What are the categories of IVDs?

Under the IVDR, in vitro medical devices are classified based on seven rules identifying their risk profile. Each IVD will fall into four risk categories based on the application of those rules. Each intended use requires its own classification and the highest classification always applies. Class B (as defined by rule 6) is the catch-all; all IVDs fall under the scope of the regulation, even if the other rules don’t seem to apply. 

Full listing of the IVDR classification rules can be found in Annex VIII of the REGULATION (EU) 2017/746 OF THE EUROPEAN PARLIAMENT AND OF THE COUNCIL

A diagram showing the risk categories for IVD classification based on the IVDR rules.


What is the process for establishing conformity of IVDs?

Each risk class requires its own path to conformity, but they all start with the determination of the risk class. Given that class A is the only one not requiring an NB’s intervention, the notified body you choose will help work through the process. Authorized representatives, for those outside the EU, should also be able to help with this process. In general, here are some of the steps that may be necessary:

Risk assessment

Classification of IVDs is based upon their risk profile, which is determined by seven rules laid out in the regulation. Risk assessment will be the first thing done when considering conformity for an IVD and it must be done for every IVD, even individual components of a larger diagnostic.

Technical documentation

All IVDs must have all technical documentation in place. Some of the requirements for documentation includes the device description and specifications, how it is manufactured, safety, performance, and risk management. Ongoing documentation will also be required to stay in compliance, such as post-market surveillance. 

QMS (Quality Management Systems)

All IVDs will require QMS (Quality Management Systems) audits to demonstrate that the structures and procedures of the manufacturing process will allow for the maintenance of the IVD effectiveness throughout its life cycle.

CA (Competent Authority) or EMA (European Medicines Agency) consultation

Competent Authority (CA) or European Medicines Agency (EMA) consultations may be required for class C or D IVDs.  The EMA is responsible for evaluating the safety and performance of medical devices in the EU. National Competent Authorities (CAs) are partners for the EMA. The CA of each member state can authorize medicines that have not been passed through a centralized, EU-wide application. 

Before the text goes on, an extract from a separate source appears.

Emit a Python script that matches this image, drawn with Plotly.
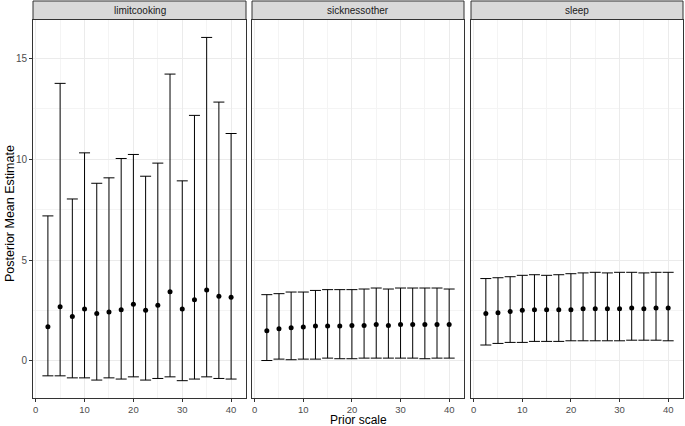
import plotly.graph_objects as go

prior_scale = [2.5, 5, 7.5, 10, 12.5, 15, 17.5, 20, 22.5, 25, 27.5, 30, 32.5, 35, 37.5, 40]
panels = ["limitcooking", "sicknessother", "sleep"]

limitcooking_mean = [1.69, 2.68, 2.19, 2.57, 2.34, 2.42, 2.53, 2.80, 2.50, 2.76, 3.43, 2.57, 3.03, 3.51, 3.20, 3.15]
limitcooking_lower = [-0.75, -0.75, -0.85, -0.85, -0.96, -0.85, -0.91, -0.80, -0.96, -0.88, -0.80, -0.99, -0.91, -0.80, -0.88, -0.91]
limitcooking_upper = [7.19, 13.77, 8.03, 10.32, 8.81, 9.08, 10.04, 10.24, 9.16, 9.81, 14.23, 8.93, 12.18, 16.05, 12.84, 11.28]

sicknessother_mean = [1.49, 1.59, 1.64, 1.67, 1.72, 1.72, 1.72, 1.75, 1.75, 1.80, 1.75, 1.80, 1.80, 1.80, 1.80, 1.80]
sicknessother_lower = [0.01, 0.08, 0.05, 0.08, 0.08, 0.13, 0.10, 0.10, 0.13, 0.13, 0.13, 0.13, 0.13, 0.10, 0.13, 0.13]
sicknessother_upper = [3.28, 3.33, 3.41, 3.41, 3.49, 3.53, 3.53, 3.53, 3.56, 3.61, 3.56, 3.61, 3.61, 3.61, 3.61, 3.56]

sleep_mean = [2.34, 2.38, 2.45, 2.50, 2.53, 2.53, 2.53, 2.53, 2.58, 2.58, 2.58, 2.58, 2.62, 2.58, 2.62, 2.62]
sleep_lower = [0.78, 0.86, 0.91, 0.91, 0.96, 0.96, 0.96, 0.99, 0.99, 0.99, 0.99, 0.99, 1.02, 1.02, 1.02, 0.99]
sleep_upper = [4.08, 4.12, 4.17, 4.24, 4.27, 4.24, 4.27, 4.32, 4.36, 4.39, 4.36, 4.39, 4.39, 4.36, 4.39, 4.39]

x_ticks = [0, 10, 20, 30, 40]
y_ticks = [0, 5, 10, 15]

series = [
    (limitcooking_mean, limitcooking_lower, limitcooking_upper),
    (sicknessother_mean, sicknessother_lower, sicknessother_upper),
    (sleep_mean, sleep_lower, sleep_upper),
]

W, H = 685, 426
ML, MR, MT, MB = 33, 2, 1, 28
PW = W - ML - MR
PH = H - MT - MB

def px_x(p):
    return (p - ML) / PW

def px_y(p):
    return (H - MB - p) / PH

x_domains = [(px_x(33), px_x(246)), (px_x(252), px_x(464)), (px_x(471), px_x(683))]
panel_top = px_y(19.5)

fig = go.Figure()
grid_major = "#EBEBEB"
axis_col = "#333333"
font_family = "Liberation Sans, Arial, sans-serif"

for i, (m, lo, up) in enumerate(series):
    suffix = "" if i == 0 else str(i + 1)
    fig.add_trace(go.Scatter(
        x=prior_scale, y=m, mode="markers",
        marker=dict(color="black", size=5),
        error_y=dict(type="data", symmetric=False,
                     array=[u - v for u, v in zip(up, m)],
                     arrayminus=[v - l for v, l in zip(m, lo)],
                     color="black", thickness=1, width=5.5),
        xaxis="x" + suffix, yaxis="y" + suffix, showlegend=False,
    ))
    xa = dict(
        domain=list(x_domains[i]), anchor="y" + suffix, range=[-0.55, 43.05],
        tickvals=x_ticks, ticks="outside", ticklen=2.5, tickwidth=1, tickcolor=axis_col,
        tickfont=dict(size=9.5, color="#4D4D4D", family=font_family),
        showgrid=True, gridcolor=grid_major, gridwidth=1,
        minor=dict(dtick=5, tick0=0, showgrid=True, gridcolor="#F4F4F4", gridwidth=0.6, ticks=""),
        showline=True, linecolor=axis_col, linewidth=1, mirror=True, zeroline=False,
    )
    ya = dict(
        domain=[0, panel_top], anchor="x" + suffix, range=[-1.85, 16.94],
        tickvals=y_ticks, ticks="outside" if i == 0 else "", ticklen=3, tickwidth=1, tickcolor=axis_col,
        showticklabels=(i == 0),
        tickfont=dict(size=10, color="#4D4D4D", family=font_family),
        showgrid=True, gridcolor=grid_major, gridwidth=1,
        minor=dict(dtick=2.5, tick0=0, showgrid=True, gridcolor="#F4F4F4", gridwidth=0.6, ticks=""),
        showline=True, linecolor=axis_col, linewidth=1, mirror=True, zeroline=False,
    )
    if i > 0:
        ya["matches"] = "y"
    fig.layout["xaxis" + suffix] = xa
    fig.layout["yaxis" + suffix] = ya

    fig.add_shape(type="rect", xref="x" + suffix + " domain", yref="paper",
                  x0=0, x1=1, y0=panel_top, y1=1.0,
                  fillcolor="#D9D9D9", line=dict(color=axis_col, width=1), layer="above")
    fig.add_annotation(text=panels[i], xref="x" + suffix + " domain", yref="paper",
                       x=0.5, y=(panel_top + 1.0) / 2, showarrow=False,
                       xanchor="center", yanchor="middle",
                       font=dict(size=10, color="#1A1A1A", family=font_family))

fig.add_annotation(text="Prior scale", xref="paper", yref="paper",
                   x=px_x(358), y=px_y(420.5), showarrow=False, xanchor="center", yanchor="middle",
                   borderpad=0,
                   font=dict(size=12, color="black", family=font_family))
fig.add_annotation(text="Posterior Mean Estimate", xref="paper", yref="paper",
                   x=px_x(10), y=px_y(214), showarrow=False, textangle=-90,
                   xanchor="center", yanchor="middle",
                   font=dict(size=12.5, color="black", family=font_family))

fig.update_layout(
    width=W, height=H, margin=dict(l=ML, r=MR, t=MT, b=MB),
    paper_bgcolor="white", plot_bgcolor="white",
    font=dict(family=font_family),
)

fig.write_html("out.html", config={"displayModeBar": False},
               post_script="document.body.style.margin='0';document.body.style.overflow='hidden';")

Verification by an EU reference lab

The conformity procedures for class D IVDs will require the involvement of an EU Reference Lab. These labs will verify the manufacturer’s performance claims for the IVD and ensure their compliance with the EU’s Common Specifications. 

Declaration of conformity

Following the rest of the conformity procedures, the manufacturer must complete a Declaration of Conformity. The details of this declaration are laid out in Annex IV of the regulation. It will include information such as the name, trademark, the manufacturer, any authorized representatives, a statement declaring that the conformity is issued under the manufacturer’s responsibility, the UDI (unique device identification) number, and more. 

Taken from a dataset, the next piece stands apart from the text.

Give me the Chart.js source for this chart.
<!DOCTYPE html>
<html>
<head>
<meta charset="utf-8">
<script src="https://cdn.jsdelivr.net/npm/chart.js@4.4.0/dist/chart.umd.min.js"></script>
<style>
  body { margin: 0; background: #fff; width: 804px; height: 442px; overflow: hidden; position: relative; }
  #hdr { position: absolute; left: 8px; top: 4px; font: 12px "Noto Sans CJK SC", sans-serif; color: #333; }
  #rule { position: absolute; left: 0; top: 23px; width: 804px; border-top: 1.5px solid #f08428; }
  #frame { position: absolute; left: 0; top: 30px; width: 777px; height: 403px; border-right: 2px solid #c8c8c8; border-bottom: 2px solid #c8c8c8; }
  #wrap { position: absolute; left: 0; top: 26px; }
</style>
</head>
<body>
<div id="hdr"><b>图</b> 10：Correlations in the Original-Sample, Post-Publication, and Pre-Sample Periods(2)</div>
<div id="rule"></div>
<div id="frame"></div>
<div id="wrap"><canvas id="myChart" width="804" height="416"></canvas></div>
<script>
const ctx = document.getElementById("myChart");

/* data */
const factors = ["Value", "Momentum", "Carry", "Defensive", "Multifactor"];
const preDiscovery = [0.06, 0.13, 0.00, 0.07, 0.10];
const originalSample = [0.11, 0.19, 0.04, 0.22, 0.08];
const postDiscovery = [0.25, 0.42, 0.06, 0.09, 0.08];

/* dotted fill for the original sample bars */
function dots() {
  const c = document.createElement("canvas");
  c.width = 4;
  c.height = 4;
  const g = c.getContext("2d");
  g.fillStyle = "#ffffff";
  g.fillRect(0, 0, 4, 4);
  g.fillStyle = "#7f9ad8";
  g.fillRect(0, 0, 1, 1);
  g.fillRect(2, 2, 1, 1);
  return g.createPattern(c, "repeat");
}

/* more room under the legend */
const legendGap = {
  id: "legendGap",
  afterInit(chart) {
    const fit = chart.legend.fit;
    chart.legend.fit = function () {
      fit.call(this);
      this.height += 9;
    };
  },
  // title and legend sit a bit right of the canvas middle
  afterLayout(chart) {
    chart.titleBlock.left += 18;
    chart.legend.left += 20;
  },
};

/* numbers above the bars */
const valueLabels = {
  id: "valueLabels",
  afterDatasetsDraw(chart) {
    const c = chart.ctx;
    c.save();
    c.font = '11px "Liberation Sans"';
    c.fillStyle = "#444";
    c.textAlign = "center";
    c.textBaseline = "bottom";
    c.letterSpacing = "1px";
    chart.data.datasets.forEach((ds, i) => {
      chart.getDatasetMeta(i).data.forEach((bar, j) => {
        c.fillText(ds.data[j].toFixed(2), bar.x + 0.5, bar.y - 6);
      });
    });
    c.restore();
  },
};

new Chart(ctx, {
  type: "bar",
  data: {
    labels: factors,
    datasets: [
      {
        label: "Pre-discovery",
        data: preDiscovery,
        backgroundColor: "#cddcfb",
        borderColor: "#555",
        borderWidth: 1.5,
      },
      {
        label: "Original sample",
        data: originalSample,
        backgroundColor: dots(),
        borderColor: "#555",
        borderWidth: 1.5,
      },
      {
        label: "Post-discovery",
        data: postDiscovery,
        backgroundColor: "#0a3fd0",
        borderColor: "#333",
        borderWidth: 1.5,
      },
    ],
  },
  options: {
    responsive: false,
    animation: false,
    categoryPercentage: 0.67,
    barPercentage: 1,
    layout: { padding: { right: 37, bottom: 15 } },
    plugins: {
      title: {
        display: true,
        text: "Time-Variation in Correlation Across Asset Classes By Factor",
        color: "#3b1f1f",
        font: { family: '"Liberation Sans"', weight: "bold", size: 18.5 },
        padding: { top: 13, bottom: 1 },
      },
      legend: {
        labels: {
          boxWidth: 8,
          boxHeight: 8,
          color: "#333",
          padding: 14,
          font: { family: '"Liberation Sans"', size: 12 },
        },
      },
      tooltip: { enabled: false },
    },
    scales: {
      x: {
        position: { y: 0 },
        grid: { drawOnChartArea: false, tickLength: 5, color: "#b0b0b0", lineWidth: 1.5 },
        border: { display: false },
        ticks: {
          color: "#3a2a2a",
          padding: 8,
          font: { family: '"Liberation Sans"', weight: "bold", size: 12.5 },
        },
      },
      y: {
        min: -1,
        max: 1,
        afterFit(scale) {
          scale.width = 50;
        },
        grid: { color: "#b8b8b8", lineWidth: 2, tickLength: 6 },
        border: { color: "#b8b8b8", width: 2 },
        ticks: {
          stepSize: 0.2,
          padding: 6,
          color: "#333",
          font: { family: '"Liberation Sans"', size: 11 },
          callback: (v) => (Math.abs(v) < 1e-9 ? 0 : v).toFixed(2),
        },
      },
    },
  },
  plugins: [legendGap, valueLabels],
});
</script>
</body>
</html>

What happens after conformity is established?

One of the goals of the regulation was to create a process emphasizing the life cycle of IVDs. Part of this is the requirement to show QMS (quality management systems) are in place. Another part is post-market surveillance. The plans for post-market surveillance require monitoring for safety, clinical performance, and risk-benefit analyses. Regular updates must be submitted for the highest risk IVDs to EUDAMED and have them reviewed by the manufacturer’s notified body. Any serious incidents or fixes must also be reported through EUDAMED, following investigations by the manufacturer. Finally, if the incident is serious enough, it must be reported directly to any EU member states involved in the incident.

The regulation also requires regular updating of the certification for IVDs. A conformity certification will be valid for five years, so the process will start again for each IVD every five years.